Here, in her own words, Emelife talks us through five highlights from the Black Venus show:
Zanele Muholi
“Zanele Muholi has been documenting the lives of Black lesbian, gay, bisexual, transgender and intersex people in townships in South Africa for decades. Muholi’s visual projects are all rooted in their desire to create a Black queer and trans visual history of South Africa. They see their work as a form of resistance, showing lived experiences that have long been marginalised, and even erased. Muholi has turned the camera on themself, too, in striking, theatrical self-portraits that explore the politics of race and representation.
“The work in this exhibition, perhaps surprisingly, is one of the first works by Muholi I came across, and the very first work that I focused on in my academic study at the Courtauld Institute. I’ve always found pageants interesting, as markers and displays of beauty and its canon – and they are further interesting when we understand the historic exclusion of Black beauty in pageant history. Though groundbreaking change has been introduced in recent times with Miss USA, Miss Teen USA, Miss Universe and Miss America titles being held by Black women simultaneously in 2019. In Miss Black Lesbian, Muholi embraces non-heteronormative concepts of beauty by casting themself and posing in full beauty pageant get-up, with visible body hair and tattoos.”
Kara Walker
“Untitled is a preliminary study for Kara Walker’s first public installation in 2014, elaborately titled A Subtlety, or the Marvelous Sugar Baby: An Homage to the unpaid and overworked Artisans who have refined our Sweet tastes from the cane fields to the Kitchens of the New World on the Occasion of the demolition of the Domino Sugar Refining Plant.

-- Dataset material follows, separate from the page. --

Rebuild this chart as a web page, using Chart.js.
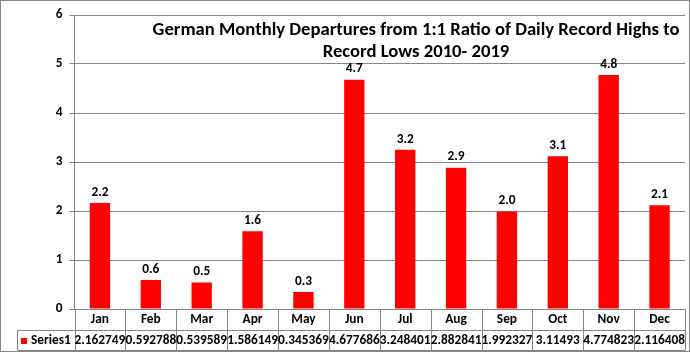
<!DOCTYPE html>
<html>
<head>
<meta charset="utf-8">
<script src="https://cdn.jsdelivr.net/npm/chart.js@4"></script>
<style>
  html, body { margin: 0; padding: 0; background: #fff; }
  #wrap { width: 690px; height: 352px; position: relative; }
</style>
</head>
<body>
<div id="wrap"><canvas id="ratioChart" width="690" height="352"></canvas></div>
<script>
const months = ["Jan", "Feb", "Mar", "Apr", "May", "Jun", "Jul", "Aug", "Sep", "Oct", "Nov", "Dec"];
const series1 = [2.162749, 0.592788, 0.539589, 1.586149, 0.345369, 4.677686,
                 3.248401, 2.882841, 1.992327, 3.11493, 4.774823, 2.116408];
const tableText = ["2.162749", "0.592788", "0.539589", "1.586149", "0.345369", "4.677686",
                   "3.248401", "2.882841", "1.992327", "3.11493", "4.774823", "2.116408"];
const yTicks = [0, 1, 2, 3, 4, 5, 6];

const FONT = "Calibri, Carlito, Lato, sans-serif";
const gridColor = "#868686";

// data labels above bars
const barLabels = {
  id: "barLabels",
  afterDatasetsDraw(chart) {
    const ctx = chart.ctx;
    const meta = chart.getDatasetMeta(0);
    ctx.save();
    ctx.font = "bold 13.33px " + FONT;
    ctx.fillStyle = "#000";
    ctx.textAlign = "center";
    ctx.textBaseline = "bottom";
    meta.data.forEach((bar, i) => {
      ctx.fillText(series1[i].toFixed(1), bar.x, bar.y - 4);
    });
    ctx.restore();
  },
};

// data table under the plot + outer frame
const dataTable = {
  id: "dataTable",
  afterDraw(chart) {
    const ctx = chart.ctx;
    const area = chart.chartArea;
    const x = chart.scales.x;
    const top = area.bottom;
    const mid = top + 21;
    const bot = 350.5;
    const left = area.left;
    const right = area.right;
    const legendLeft = 17.5;
    const step = (right - left) / months.length;

    ctx.save();
    ctx.strokeStyle = gridColor;
    ctx.lineWidth = 1;
    ctx.beginPath();
    ctx.moveTo(legendLeft, mid + 0.5); ctx.lineTo(right, mid + 0.5);
    ctx.moveTo(legendLeft, bot); ctx.lineTo(right, bot);
    ctx.moveTo(legendLeft, mid + 0.5); ctx.lineTo(legendLeft, bot);
    for (let i = 0; i <= months.length; i++) {
      const cx = Math.round(left + step * i) + 0.5;
      ctx.moveTo(cx, top); ctx.lineTo(cx, bot);
    }
    ctx.stroke();

    ctx.fillStyle = "#000";
    ctx.font = "bold 13.33px " + FONT;
    ctx.textAlign = "center";
    ctx.textBaseline = "middle";
    months.forEach((m, i) => {
      const cx = x.getPixelForValue(i);
      ctx.fillText(m, cx, top + 11);
      ctx.fillText(tableText[i], cx, mid + 10.5);
    });

    // legend key
    ctx.fillStyle = "#ff0000";
    ctx.fillRect(21, 338, 6, 6);
    ctx.fillStyle = "#000";
    ctx.textAlign = "left";
    ctx.fillText("Series1", 31, mid + 10.5);

    // outer frame
    ctx.strokeStyle = gridColor;
    ctx.strokeRect(0.5, 0.5, chart.width - 1, chart.height - 1);
    ctx.restore();
  },
};

const ctx = document.getElementById("ratioChart").getContext("2d");

window.ratioChart = new Chart(ctx, {
  type: "bar",
  data: {
    labels: months,
    datasets: [
      {
        label: "Series1",
        data: series1,
        backgroundColor: "#ff0000",
        borderWidth: 0,
        categoryPercentage: 1.0,
        barPercentage: 0.4,
      },
    ],
  },
  options: {
    responsive: false,
    animation: false,
    layout: {
      padding: { left: 0, right: 5, top: 15, bottom: 43 },
    },
    scales: {
      x: {
        display: false,
      },
      y: {
        min: 0,
        max: 6,
        afterBuildTicks: (scale) => {
          scale.ticks = yTicks.map((v) => ({ value: v }));
        },
        afterFit: (scale) => {
          scale.width = 74.5;
        },
        grid: {
          color: gridColor,
          tickLength: 5,
          tickColor: gridColor,
        },
        border: {
          display: true,
          color: gridColor,
        },
        ticks: {
          color: "#000",
          padding: 7,
          font: { family: FONT, size: 13.33, weight: "bold" },
        },
      },
    },
    plugins: {
      legend: { display: false },
      tooltip: { enabled: false },
      title: { display: false },
    },
  },
  plugins: [barLabels, dataTable, {
    id: "overlayTitle",
    afterDraw(chart) {
      const c = chart.ctx;
      c.save();
      c.fillStyle = "#000";
      c.font = "bold 18.67px " + FONT;
      c.textAlign = "center";
      c.textBaseline = "middle";
      c.fillText("German Monthly Departures from 1:1 Ratio of Daily Record Highs to", 416, 30);
      c.fillText("Record Lows 2010- 2019", 416, 52);
      c.restore();
    },
  }],
});
</script>
</body>
</html>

I came across this work in a book, The Venus In The Dark: Blackness and Beauty in Popular Culture, whilst undertaking my research for Black Venus and thought it was important to include. It’s a work that shows the preliminary stages for monumental art, but also illustrates the importance of found photography and collage, as well as the Black woman in magazines.

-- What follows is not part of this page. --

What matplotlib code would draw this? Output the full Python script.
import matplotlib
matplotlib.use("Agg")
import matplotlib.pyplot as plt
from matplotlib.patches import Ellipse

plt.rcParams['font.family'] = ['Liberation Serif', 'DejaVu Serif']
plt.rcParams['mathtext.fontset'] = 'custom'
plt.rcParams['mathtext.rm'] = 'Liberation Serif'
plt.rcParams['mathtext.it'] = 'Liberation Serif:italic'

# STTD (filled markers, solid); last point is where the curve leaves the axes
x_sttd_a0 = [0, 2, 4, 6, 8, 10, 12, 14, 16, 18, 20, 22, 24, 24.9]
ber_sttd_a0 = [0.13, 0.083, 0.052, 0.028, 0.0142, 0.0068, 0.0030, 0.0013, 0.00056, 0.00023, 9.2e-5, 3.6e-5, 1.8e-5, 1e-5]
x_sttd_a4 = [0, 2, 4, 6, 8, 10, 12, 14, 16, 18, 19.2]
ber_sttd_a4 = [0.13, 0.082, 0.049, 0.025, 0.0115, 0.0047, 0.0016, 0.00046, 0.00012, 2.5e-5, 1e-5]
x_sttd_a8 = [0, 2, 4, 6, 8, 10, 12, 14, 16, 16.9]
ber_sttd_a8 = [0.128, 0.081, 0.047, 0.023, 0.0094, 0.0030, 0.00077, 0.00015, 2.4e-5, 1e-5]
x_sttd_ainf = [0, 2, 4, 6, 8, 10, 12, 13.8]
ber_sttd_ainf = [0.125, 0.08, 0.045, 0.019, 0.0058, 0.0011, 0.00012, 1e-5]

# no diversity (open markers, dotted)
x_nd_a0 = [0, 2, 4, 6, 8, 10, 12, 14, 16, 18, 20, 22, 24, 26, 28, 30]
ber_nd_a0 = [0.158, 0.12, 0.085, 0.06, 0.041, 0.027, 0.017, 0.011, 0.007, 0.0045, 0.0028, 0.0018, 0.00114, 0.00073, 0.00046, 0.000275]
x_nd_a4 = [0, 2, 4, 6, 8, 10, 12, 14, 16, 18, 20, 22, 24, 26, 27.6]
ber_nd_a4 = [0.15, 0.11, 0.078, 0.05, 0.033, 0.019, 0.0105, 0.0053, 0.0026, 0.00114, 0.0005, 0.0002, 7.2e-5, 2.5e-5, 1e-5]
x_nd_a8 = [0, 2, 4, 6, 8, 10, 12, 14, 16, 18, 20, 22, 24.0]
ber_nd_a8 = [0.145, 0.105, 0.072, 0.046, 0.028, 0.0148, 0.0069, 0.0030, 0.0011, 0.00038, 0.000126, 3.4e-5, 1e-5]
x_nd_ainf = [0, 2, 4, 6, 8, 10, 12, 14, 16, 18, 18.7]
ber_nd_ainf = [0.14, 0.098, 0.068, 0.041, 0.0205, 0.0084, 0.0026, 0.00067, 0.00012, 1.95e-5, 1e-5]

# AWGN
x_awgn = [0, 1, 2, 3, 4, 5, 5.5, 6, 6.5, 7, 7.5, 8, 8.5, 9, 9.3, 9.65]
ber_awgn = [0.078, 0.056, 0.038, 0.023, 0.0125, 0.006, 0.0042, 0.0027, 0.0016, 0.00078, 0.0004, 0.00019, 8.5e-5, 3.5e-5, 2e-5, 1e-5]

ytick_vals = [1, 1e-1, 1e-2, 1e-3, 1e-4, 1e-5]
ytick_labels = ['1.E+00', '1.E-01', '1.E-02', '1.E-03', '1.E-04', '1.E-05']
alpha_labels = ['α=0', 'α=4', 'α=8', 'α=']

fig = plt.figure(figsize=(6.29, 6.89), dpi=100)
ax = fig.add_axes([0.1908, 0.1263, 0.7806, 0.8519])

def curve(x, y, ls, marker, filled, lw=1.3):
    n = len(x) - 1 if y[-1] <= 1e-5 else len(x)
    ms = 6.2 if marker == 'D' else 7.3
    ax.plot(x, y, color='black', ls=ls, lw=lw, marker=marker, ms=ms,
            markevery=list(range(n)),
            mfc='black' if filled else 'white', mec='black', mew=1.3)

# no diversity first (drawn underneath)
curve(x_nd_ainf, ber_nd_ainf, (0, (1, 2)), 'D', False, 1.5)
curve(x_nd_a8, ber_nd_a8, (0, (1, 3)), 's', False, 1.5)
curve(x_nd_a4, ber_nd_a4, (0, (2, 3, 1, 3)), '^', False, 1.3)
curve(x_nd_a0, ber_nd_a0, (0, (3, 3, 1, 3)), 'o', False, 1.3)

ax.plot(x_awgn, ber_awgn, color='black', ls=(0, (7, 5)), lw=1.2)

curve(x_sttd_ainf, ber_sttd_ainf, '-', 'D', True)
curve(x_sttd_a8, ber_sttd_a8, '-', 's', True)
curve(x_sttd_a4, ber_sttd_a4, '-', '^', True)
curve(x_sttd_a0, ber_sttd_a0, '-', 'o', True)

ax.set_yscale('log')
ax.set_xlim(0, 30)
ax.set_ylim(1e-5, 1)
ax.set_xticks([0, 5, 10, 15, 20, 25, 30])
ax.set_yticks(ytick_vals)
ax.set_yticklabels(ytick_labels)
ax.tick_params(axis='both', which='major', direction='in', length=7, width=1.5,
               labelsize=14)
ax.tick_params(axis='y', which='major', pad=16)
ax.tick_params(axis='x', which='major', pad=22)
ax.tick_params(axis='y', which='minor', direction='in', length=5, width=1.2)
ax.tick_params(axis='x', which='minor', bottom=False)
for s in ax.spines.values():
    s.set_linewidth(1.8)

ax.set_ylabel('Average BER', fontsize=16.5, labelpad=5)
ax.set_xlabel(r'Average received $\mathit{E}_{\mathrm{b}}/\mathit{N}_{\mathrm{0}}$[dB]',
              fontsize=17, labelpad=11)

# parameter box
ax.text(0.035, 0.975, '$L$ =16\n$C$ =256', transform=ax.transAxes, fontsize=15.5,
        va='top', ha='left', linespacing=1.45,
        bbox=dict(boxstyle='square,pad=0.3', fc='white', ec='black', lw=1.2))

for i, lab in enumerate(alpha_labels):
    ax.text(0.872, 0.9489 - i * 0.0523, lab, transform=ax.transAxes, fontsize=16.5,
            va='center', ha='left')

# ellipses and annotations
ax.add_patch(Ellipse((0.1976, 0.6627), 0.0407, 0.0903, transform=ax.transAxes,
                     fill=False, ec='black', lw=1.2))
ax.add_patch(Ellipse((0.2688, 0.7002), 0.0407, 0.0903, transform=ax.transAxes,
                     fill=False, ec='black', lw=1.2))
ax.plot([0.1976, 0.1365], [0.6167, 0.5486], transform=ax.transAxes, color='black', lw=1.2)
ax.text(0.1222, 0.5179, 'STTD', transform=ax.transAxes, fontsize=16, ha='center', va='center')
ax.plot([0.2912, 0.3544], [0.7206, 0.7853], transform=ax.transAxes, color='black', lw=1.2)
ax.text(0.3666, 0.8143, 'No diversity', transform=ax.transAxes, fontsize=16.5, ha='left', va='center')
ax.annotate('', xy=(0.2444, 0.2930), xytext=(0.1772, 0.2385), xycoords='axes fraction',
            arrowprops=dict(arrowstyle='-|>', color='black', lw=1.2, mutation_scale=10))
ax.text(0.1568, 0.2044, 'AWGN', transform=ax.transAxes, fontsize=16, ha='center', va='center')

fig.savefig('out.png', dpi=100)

“The ephemeral sculptural installation was a 35-feet tall and 75-feet long sphinx in the shape of a woman, coated in 40 tonnes of white sugar donated by the Domino company. In a 2014 interview with Paul Laster, Walker described the sculpture as “a bootylicious figure with something paradoxical about her pose. She’s both a supplicant and emblem of power”. The sculpture inevitably drew comparisons to the Hottentot Venus, especially when visitors to the exhibit posed with it in sexually provocative selfies posted later on Instagram. This earlier draft fuses the head of the Giza Sphinx of Egypt with the bottom of a curvy Black model in lingerie.”
Maud Sulter
“It was important to me that this survey had an international lens, and Maud Sulter is one artist that I feel is deserving of more academia. Les Bijoux (2002) is a series of that comprises nine large-scale Polaroids that present a sequence of performative self-portraits by the British artist. In the work, the artist re-imagines herself as Jeanne Duval, the little- nown romantic companion and muse of 19th-century French poet Charles Baudelaire. Born in Haiti, Duval was an actress and dancer of mixed French and African ancestry. She was reportedly the granddaughter of an enslaved woman from Guinea in West Africa, sent by her owners to Nantes in western France to work in a brothel. In addition to Baudelaire, Duval was a muse to several artists, including Gustave Courbet and Édouard Manet.

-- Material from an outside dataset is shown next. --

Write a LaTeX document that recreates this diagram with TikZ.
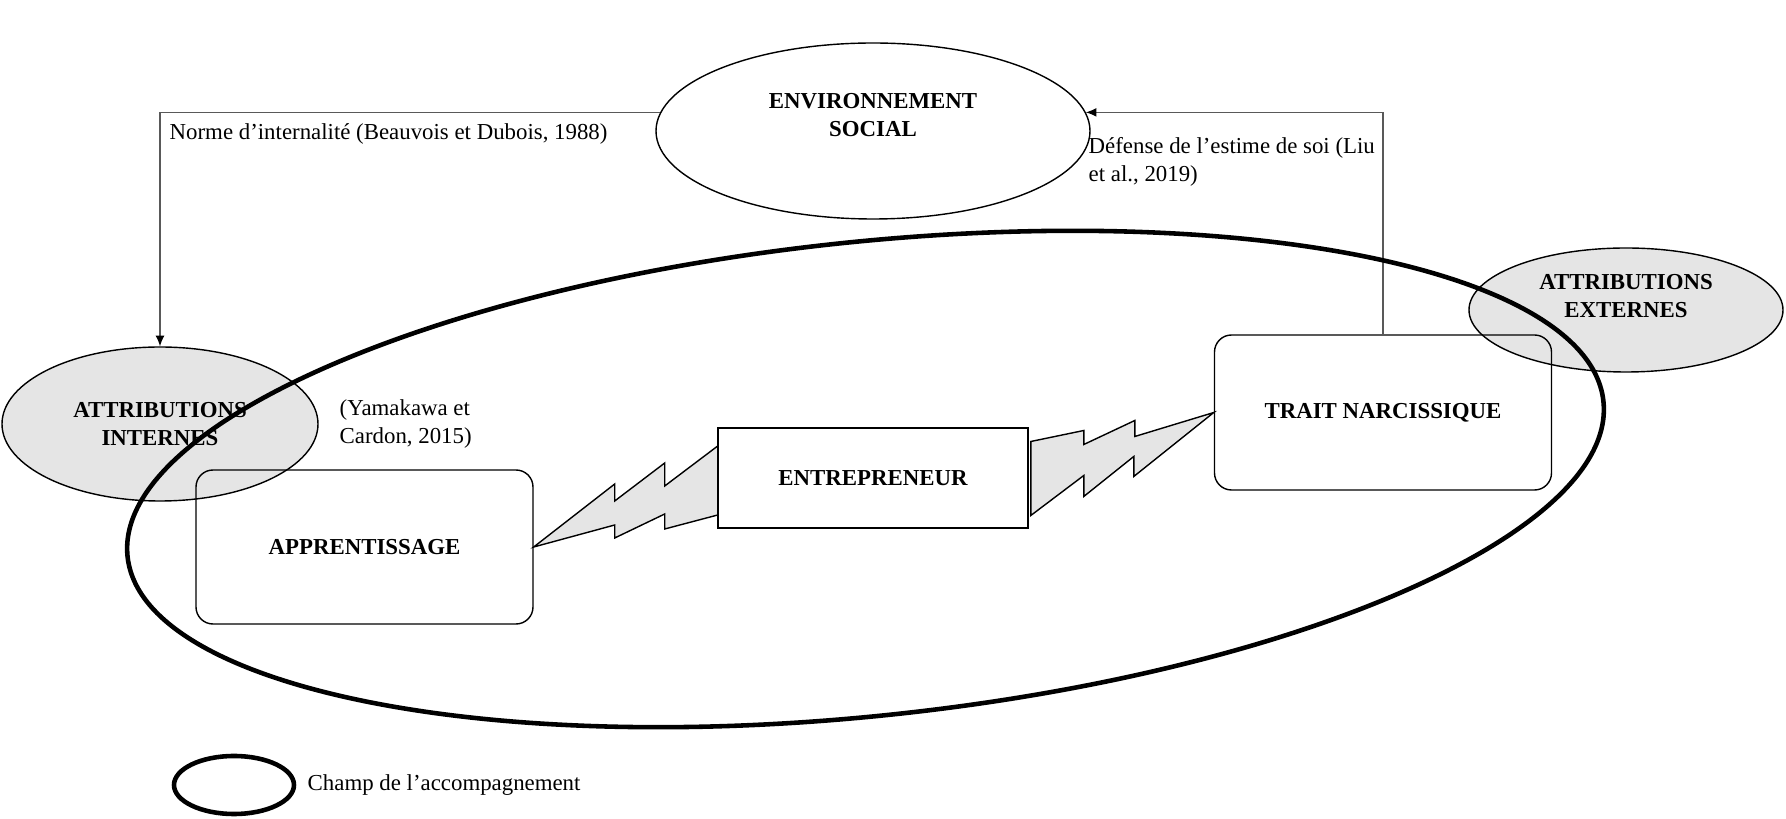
\documentclass[tikz,border=0pt]{standalone}
\usepackage{fontspec}
\setmainfont{Liberation Serif}
\usetikzlibrary{shapes.geometric,arrows.meta}

\begin{document}
\begin{tikzpicture}[line width=0.8pt, >={Latex[length=6pt,width=5pt,color=black]},
	font=\fontsize{13}{16}\selectfont,
	titre/.style={font=\fontsize{13}{16}\selectfont\bfseries, align=center},
	note/.style={inner sep=0pt, align=left, anchor=west},
	bulle/.style={ellipse, draw, inner sep=0pt},
	attrib/.style={bulle, fill=black!10},
	boite/.style={draw, rounded corners=0.34cm, minimum width=6.74cm, minimum height=3.08cm, titre},
	eclair/.style={draw, fill=black!10},
	lien/.style={line width=0.6pt, draw=black!65},
	champ/.style={line width=2.6pt}]

\useasboundingbox (0,0) rectangle (35.72,-16.38);

\node (ai) at (3.2,-8.48) [attrib, minimum width=6.32cm, minimum height=3.08cm] {};
\node (aitxt) at (ai.center) [titre] {ATTRIBUTIONS\\INTERNES};
\node (ae) at (32.52,-6.2) [attrib, minimum width=6.28cm, minimum height=2.48cm] {};
\node (aetxt) at ([yshift=0.28cm]ae.center) [titre] {ATTRIBUTIONS\\EXTERNES};

\node (env) at (17.46,-2.62) [bulle, minimum width=8.68cm, minimum height=3.52cm] {};
\node (envtxt) at ([yshift=0.32cm]env.center) [titre] {ENVIRONNEMENT\\SOCIAL};

\node (app) at (7.29,-10.94) [boite] {APPRENTISSAGE};
\node (ent) at (17.46,-9.56) [draw, minimum width=6.2cm, minimum height=2cm, titre] {ENTREPRENEUR};
\node (tn) at (27.66,-8.25) [boite, minimum height=3.1cm] {TRAIT NARCISSIQUE};

\draw[eclair] (app.east) -- ++(1.62,1.26) -- ++(0,-0.34) -- ++(1,0.76) -- ++(0,-0.46)
	-- ++(1.06,0.8) -- ++(0,-1.38) -- ++(-1.06,-0.28) -- ++(0,0.3) -- ++(-1,-0.48) -- ++(0,0.26) -- cycle;
\draw[eclair] (tn.west) -- ++(-1.58,-0.48) -- ++(0,0.32) -- ++(-1.02,-0.48) -- ++(0,0.28)
	-- ++(-1.06,-0.22) -- ++(0,-1.48) -- ++(1.06,0.8) -- ++(0,-0.42) -- ++(1,0.8) -- ++(0,-0.4) -- cycle;

\draw[lien,->] (env.175) -| (ai.north);
\draw[lien,->] (tn.north) |- (env.5);

\node (norme) at (3.38,-2.68) [note] {Norme d’internalité (Beauvois et Dubois, 1988)};
\node (defense) at (21.76,-3.23) [note] {Défense de l’estime de soi (Liu\\et al., 2019)};
\node (yama) at (6.78,-8.48) [note] {(Yamakawa et\\Cardon, 2015)};

% champ de l'accompagnement
\draw[champ, rotate around={6:(17.31,-9.58)}] (17.31,-9.58) ellipse[x radius=14.84, y radius=4.74];

\node (leg) at (4.68,-15.7) [bulle, champ, minimum width=2.4cm, minimum height=1.16cm] {};
\node (legtxt) at (6.14,-15.7) [note] {Champ de l’accompagnement};

\end{tikzpicture}
\end{document}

“Sulter produced a considerable amount of research on Duval, for which she travelled widely and read extensively. She was particularly interested in the lack of knowledge surrounding Duval, as with so many Black women throughout history. It is perhaps this interest that secures my affinity with Sulter. I have been fascinated by the artist for so long, avidly reading, working with the Estate and recently acquired some out-of-print poetry books by Sulter from Reference Point library at 180 The Strand. It was a joy to be able to present this work in a new way for this exhibition. Inspired by Sulter’s emphasis on disappearance and projection, the idea of the installation – which presents the photographs as a slide reel, each photograph disappearing and reappearing – is to capture this sense of absence, presence and haunting. In addition, audio can be heard reciting poetry from Sulter’s As A Black Woman performed by Yomi Adegoke and myself.”
Josephine Baker
“In 1925, Josephine Baker, an American dancer from Saint Louis, Missouri, made her debut on the Paris stage in La Revue nègre (The Black Review) at the Théâtre des Champs-Elysées, wearing nothing more than a skirt of feathers and performing her danse sauvage (savage dance). She was an immediate sensation in Jazz-Age France, which celebrated her perceived exoticism; quite the opposite of the reception she had received dancing in American choruses. In this photograph, Baker is seen dancing in a similar costume with spiked cone details. Her dance style often veered in between sexual and comical, consciously satirising the limited view of Black beauty of her Western audiences. Ernest Hemingway called Baker ”the most sensational woman anybody ever saw – or ever will.”
“The sexualisation of the Black female body continues with the white European interest of Josephine Baker. In contrast to the stereotypical image of the mammy depicting Black women in the United States, Europe developed another one which we may call the Jezebel. According to Merriam and Webster dictionary, a Jezebel is an “impudent, shameless, or morally unrestrained woman.” Josephine Baker perfectly portrayed that cliché when she came to France in the middle of the 1920s.
“Baker embodies an important question for me – why is a woman’s appreciation for her body, and her astronomical levels of self-confidence, painted as indecency and immorality? We want to simultaneously frown upon and marvel at the exhibitionism of pop stars of today, and this conundrum existed in full force in the way Baker was received in America and Europe. Josephine Baker’s exaggerated movements and funny faces played with the racist belief that Black people were “primitive and less civilised”. Self-awareness is thus used as a tool to challenge race prejudice.”
Mickalene Thomas
“Mickalene Thomas is one of the first artists that helped form the idea of the exhibition in its beginning stages. Her practice, at its core, looks at the reclamation of the Black female body and is so integral to the narratives I wished to explore in this exhibition. Thomas’s working method consists of constructing elaborate photo shoots complete with hair, make-up, and wardrobe, which have been likened to high fashion editorial shoots in their complexity.
“In 2009, she began experimenting with incorporating video records of these events with the resulting works, such as in the diptych in the exhibition. “I wanna be evil, I wanna be mad,” croons Eartha Kitt, “But more than that, I wanna be bad.” The lyrics heard in the video explore womanhood liberated from the gendered expectations of purity and fragility. This same theme is echoed in Ain’t I A Woman, an 1851 speech by Sojourner Truth that shares a title with this work, in which she challenged notions of how women are defined and affirmed, and that African American women ought to be included in the women’s rights movement.
“Building on this legacy, Thomas portrays women who ‘are presenting to me, through their lens, how they want to be represented’ – in this case, Keri, a trans woman, posing and dancing to Kitt’s song. Also featured in this is Mickalene Thomas’ mother. This film is a newly-created piece for Black Venus, which sees Thomas revise her earlier 2009 Ain’t I a Woman series and loop the characters into a continuous reel.”
Black Venus curated by Aindrea Emelife is on view at Fotografiska New York until 28 August 2022.